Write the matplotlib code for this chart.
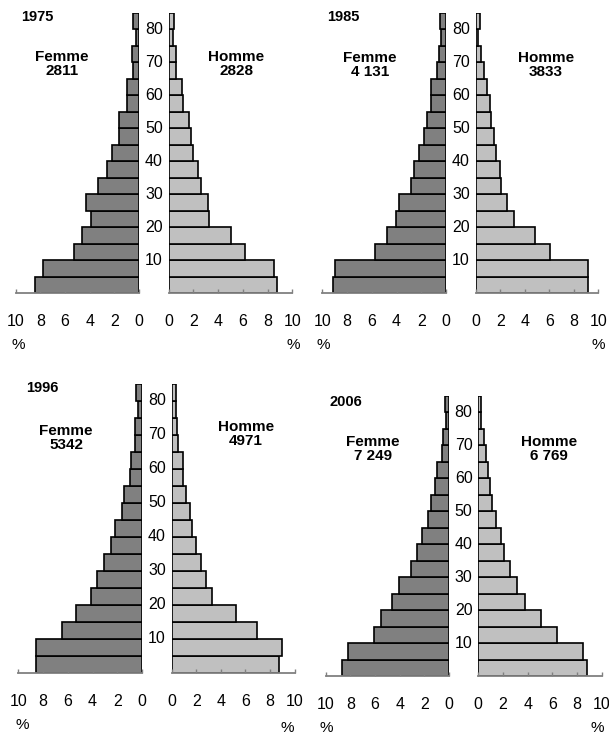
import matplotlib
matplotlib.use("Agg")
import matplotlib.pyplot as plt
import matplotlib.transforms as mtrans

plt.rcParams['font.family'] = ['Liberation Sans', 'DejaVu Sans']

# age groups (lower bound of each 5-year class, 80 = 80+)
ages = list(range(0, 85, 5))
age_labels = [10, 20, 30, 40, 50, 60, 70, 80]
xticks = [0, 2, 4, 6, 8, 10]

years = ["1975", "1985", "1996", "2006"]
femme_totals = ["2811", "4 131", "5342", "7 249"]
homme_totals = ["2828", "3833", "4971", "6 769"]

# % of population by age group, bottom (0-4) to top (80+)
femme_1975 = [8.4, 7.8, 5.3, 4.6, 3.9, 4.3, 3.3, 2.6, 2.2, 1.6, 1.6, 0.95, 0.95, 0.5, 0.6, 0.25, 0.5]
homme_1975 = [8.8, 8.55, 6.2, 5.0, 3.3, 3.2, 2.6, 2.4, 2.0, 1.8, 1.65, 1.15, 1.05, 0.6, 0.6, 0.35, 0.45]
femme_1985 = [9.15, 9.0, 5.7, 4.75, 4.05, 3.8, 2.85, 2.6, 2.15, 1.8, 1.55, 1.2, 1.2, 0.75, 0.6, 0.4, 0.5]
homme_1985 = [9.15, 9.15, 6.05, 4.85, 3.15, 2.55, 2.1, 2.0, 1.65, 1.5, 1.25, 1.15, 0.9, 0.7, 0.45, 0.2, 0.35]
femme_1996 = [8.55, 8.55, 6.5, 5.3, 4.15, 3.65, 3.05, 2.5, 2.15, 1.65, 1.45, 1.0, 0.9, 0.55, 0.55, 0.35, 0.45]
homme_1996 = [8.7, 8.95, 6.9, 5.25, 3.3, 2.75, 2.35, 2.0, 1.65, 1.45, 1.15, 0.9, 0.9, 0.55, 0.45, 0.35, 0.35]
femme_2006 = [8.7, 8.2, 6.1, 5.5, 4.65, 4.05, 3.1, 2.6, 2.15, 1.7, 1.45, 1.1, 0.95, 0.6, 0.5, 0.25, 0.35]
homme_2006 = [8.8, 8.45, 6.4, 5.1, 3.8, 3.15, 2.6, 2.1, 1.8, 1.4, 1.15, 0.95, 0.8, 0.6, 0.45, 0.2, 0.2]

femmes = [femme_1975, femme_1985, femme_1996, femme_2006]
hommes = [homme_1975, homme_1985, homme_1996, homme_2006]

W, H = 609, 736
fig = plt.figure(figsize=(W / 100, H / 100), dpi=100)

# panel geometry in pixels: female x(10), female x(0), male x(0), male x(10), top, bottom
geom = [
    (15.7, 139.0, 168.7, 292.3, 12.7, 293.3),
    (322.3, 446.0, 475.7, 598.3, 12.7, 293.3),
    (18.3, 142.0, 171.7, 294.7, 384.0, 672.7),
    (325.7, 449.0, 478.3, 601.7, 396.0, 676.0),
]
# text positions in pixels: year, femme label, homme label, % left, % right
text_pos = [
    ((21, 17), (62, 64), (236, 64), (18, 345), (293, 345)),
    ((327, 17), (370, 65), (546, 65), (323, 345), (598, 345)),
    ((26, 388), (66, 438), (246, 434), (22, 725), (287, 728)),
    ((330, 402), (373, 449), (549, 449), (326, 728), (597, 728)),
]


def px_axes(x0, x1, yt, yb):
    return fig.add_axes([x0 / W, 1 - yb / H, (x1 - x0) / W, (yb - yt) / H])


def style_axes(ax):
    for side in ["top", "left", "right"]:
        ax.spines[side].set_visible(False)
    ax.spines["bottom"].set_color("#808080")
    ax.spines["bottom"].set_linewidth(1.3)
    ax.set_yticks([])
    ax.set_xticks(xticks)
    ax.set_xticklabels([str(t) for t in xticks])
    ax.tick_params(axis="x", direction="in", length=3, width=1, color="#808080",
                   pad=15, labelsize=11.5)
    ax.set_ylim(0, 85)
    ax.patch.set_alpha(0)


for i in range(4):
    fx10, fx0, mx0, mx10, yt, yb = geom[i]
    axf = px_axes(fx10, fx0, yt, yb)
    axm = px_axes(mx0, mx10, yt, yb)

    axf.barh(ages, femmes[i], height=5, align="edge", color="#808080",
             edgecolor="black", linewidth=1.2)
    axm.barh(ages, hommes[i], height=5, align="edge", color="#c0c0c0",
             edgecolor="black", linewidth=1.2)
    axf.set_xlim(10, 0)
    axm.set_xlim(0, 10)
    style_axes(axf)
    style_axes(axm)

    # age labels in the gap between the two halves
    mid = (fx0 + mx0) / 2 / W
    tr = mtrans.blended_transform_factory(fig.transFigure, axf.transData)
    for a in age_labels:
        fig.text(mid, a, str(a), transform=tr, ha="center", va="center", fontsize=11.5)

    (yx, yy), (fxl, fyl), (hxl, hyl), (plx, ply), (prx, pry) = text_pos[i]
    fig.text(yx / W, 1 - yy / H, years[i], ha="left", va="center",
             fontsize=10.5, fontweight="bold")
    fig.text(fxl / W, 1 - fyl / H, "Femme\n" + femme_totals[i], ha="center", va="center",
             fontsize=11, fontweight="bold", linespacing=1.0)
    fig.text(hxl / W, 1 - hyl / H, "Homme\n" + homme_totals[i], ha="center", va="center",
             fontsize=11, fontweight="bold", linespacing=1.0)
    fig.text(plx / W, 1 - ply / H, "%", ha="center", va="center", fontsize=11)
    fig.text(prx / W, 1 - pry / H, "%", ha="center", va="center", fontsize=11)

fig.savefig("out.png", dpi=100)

● ● ●

EXERCISE:
In your copy of the listing above, reproduce each line exactly and omit all pictures.

CORRECT ANSWER:
Write the matplotlib code for this chart.
import matplotlib
matplotlib.use("Agg")
import matplotlib.pyplot as plt
import matplotlib.transforms as mtrans

plt.rcParams['font.family'] = ['Liberation Sans', 'DejaVu Sans']

# age groups (lower bound of each 5-year class, 80 = 80+)
ages = list(range(0, 85, 5))
age_labels = [10, 20, 30, 40, 50, 60, 70, 80]
xticks = [0, 2, 4, 6, 8, 10]

years = ["1975", "1985", "1996", "2006"]
femme_totals = ["2811", "4 131", "5342", "7 249"]
homme_totals = ["2828", "3833", "4971", "6 769"]

# % of population by age group, bottom (0-4) to top (80+)
femme_1975 = [8.4, 7.8, 5.3, 4.6, 3.9, 4.3, 3.3, 2.6, 2.2, 1.6, 1.6, 0.95, 0.95, 0.5, 0.6, 0.25, 0.5]
homme_1975 = [8.8, 8.55, 6.2, 5.0, 3.3, 3.2, 2.6, 2.4, 2.0, 1.8, 1.65, 1.15, 1.05, 0.6, 0.6, 0.35, 0.45]
femme_1985 = [9.15, 9.0, 5.7, 4.75, 4.05, 3.8, 2.85, 2.6, 2.15, 1.8, 1.55, 1.2, 1.2, 0.75, 0.6, 0.4, 0.5]
homme_1985 = [9.15, 9.15, 6.05, 4.85, 3.15, 2.55, 2.1, 2.0, 1.65, 1.5, 1.25, 1.15, 0.9, 0.7, 0.45, 0.2, 0.35]
femme_1996 = [8.55, 8.55, 6.5, 5.3, 4.15, 3.65, 3.05, 2.5, 2.15, 1.65, 1.45, 1.0, 0.9, 0.55, 0.55, 0.35, 0.45]
homme_1996 = [8.7, 8.95, 6.9, 5.25, 3.3, 2.75, 2.35, 2.0, 1.65, 1.45, 1.15, 0.9, 0.9, 0.55, 0.45, 0.35, 0.35]
femme_2006 = [8.7, 8.2, 6.1, 5.5, 4.65, 4.05, 3.1, 2.6, 2.15, 1.7, 1.45, 1.1, 0.95, 0.6, 0.5, 0.25, 0.35]
homme_2006 = [8.8, 8.45, 6.4, 5.1, 3.8, 3.15, 2.6, 2.1, 1.8, 1.4, 1.15, 0.95, 0.8, 0.6, 0.45, 0.2, 0.2]

femmes = [femme_1975, femme_1985, femme_1996, femme_2006]
hommes = [homme_1975, homme_1985, homme_1996, homme_2006]

W, H = 609, 736
fig = plt.figure(figsize=(W / 100, H / 100), dpi=100)

# panel geometry in pixels: female x(10), female x(0), male x(0), male x(10), top, bottom
geom = [
    (15.7, 139.0, 168.7, 292.3, 12.7, 293.3),
    (322.3, 446.0, 475.7, 598.3, 12.7, 293.3),
    (18.3, 142.0, 171.7, 294.7, 384.0, 672.7),
    (325.7, 449.0, 478.3, 601.7, 396.0, 676.0),
]
# text positions in pixels: year, femme label, homme label, % left, % right
text_pos = [
    ((21, 17), (62, 64), (236, 64), (18, 345), (293, 345)),
    ((327, 17), (370, 65), (546, 65), (323, 345), (598, 345)),
    ((26, 388), (66, 438), (246, 434), (22, 725), (287, 728)),
    ((330, 402), (373, 449), (549, 449), (326, 728), (597, 728)),
]


def px_axes(x0, x1, yt, yb):
    return fig.add_axes([x0 / W, 1 - yb / H, (x1 - x0) / W, (yb - yt) / H])


def style_axes(ax):
    for side in ["top", "left", "right"]:
        ax.spines[side].set_visible(False)
    ax.spines["bottom"].set_color("#808080")
    ax.spines["bottom"].set_linewidth(1.3)
    ax.set_yticks([])
    ax.set_xticks(xticks)
    ax.set_xticklabels([str(t) for t in xticks])
    ax.tick_params(axis="x", direction="in", length=3, width=1, color="#808080",
                   pad=15, labelsize=11.5)
    ax.set_ylim(0, 85)
    ax.patch.set_alpha(0)


for i in range(4):
    fx10, fx0, mx0, mx10, yt, yb = geom[i]
    axf = px_axes(fx10, fx0, yt, yb)
    axm = px_axes(mx0, mx10, yt, yb)

    axf.barh(ages, femmes[i], height=5, align="edge", color="#808080",
             edgecolor="black", linewidth=1.2)
    axm.barh(ages, hommes[i], height=5, align="edge", color="#c0c0c0",
             edgecolor="black", linewidth=1.2)
    axf.set_xlim(10, 0)
    axm.set_xlim(0, 10)
    style_axes(axf)
    style_axes(axm)

    # age labels in the gap between the two halves
    mid = (fx0 + mx0) / 2 / W
    tr = mtrans.blended_transform_factory(fig.transFigure, axf.transData)
    for a in age_labels:
        fig.text(mid, a, str(a), transform=tr, ha="center", va="center", fontsize=11.5)

    (yx, yy), (fxl, fyl), (hxl, hyl), (plx, ply), (prx, pry) = text_pos[i]
    fig.text(yx / W, 1 - yy / H, years[i], ha="left", va="center",
             fontsize=10.5, fontweight="bold")
    fig.text(fxl / W, 1 - fyl / H, "Femme\n" + femme_totals[i], ha="center", va="center",
             fontsize=11, fontweight="bold", linespacing=1.0)
    fig.text(hxl / W, 1 - hyl / H, "Homme\n" + homme_totals[i], ha="center", va="center",
             fontsize=11, fontweight="bold", linespacing=1.0)
    fig.text(plx / W, 1 - ply / H, "%", ha="center", va="center", fontsize=11)
    fig.text(prx / W, 1 - pry / H, "%", ha="center", va="center", fontsize=11)

fig.savefig("out.png", dpi=100)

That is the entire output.